Ken Chandler, who most recently coached at Winona Christian School, and coached at Winona High School for more than a decade prior to that, was presented to the school board Monday night to be hired.
“Chandler has been outstanding every where he’s been,” Moore said in presenting Chandler as the preferred choice to the board. “He’s one we targeted from day one and we feel real good about him.”
Board President Danny Harrelson then called for a motion from the board to hire Chandler. The board sat silent for nine minutes, reading over Chandler’s resume which was presented to them at the start of the meeting.
Board member Bubba Weeks, of Bruce, broke the silence when he asked BHS Principal Michael Gillespie if he had a comment on the potential hiring of Chandler.
“I see us making progress every year with his track record,” Gillespie said. “I see him as being able to take our program and build on it.”
“I’m totally in the blind as far as this goes,” Weeks said. “I know y’all (Moore and Gillespie) have done y’all’s work, but as far as reading through all this (resume), I have no idea.

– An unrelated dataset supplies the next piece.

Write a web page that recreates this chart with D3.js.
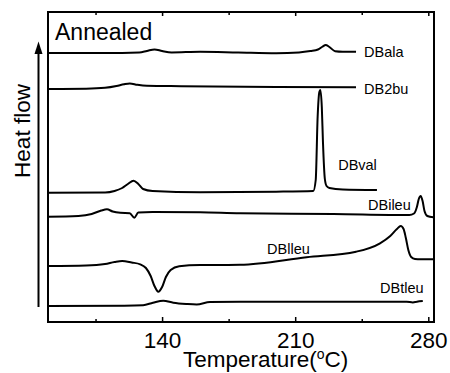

I’m more here for the academic side, but when you’re out in the public this is a big decision.”
“It is, but the board’s job is not to interview teachers and stuff like that. We’re to take the information and recommendation that the superintendent presents to us, and if we think it’s a good candidate, we vote for it, and if not, you vote against it,” Harrelson said.
He told the board they can vote for it, against it, or table it, and then asked again for a motion.
After another five minutes of silence, board member Don Hardin, of Vardaman, motioned in favor of approving the personnel actions. Harrelson then declared the motion died for lack of a second after another three and half minutes of silence.
Board member Precious Thompson, of Calhoun City, said she was “skeptical” of bringing someone in for the job from out-of-town.
Reginal Baskin, board member from Bruce, said after the meeting he was representing his constituents who preferred a local candidate.
“We started with 52 applications and narrowed it down to six,” Mike Moore said in the meeting. “We interviewed all six of those. This process has been ongoing for several weeks now. It’s harder than you think it is to hire someone. On one hand, you want to find a perfect fit for our school, but then it needs to be a perfect fit for the coach, too.”
Moore said after the meeting he wasn’t certain of the next step in the process. Board Attorney Paul Moore, Jr. said it could be placed on the agenda for the next meeting and brought up again.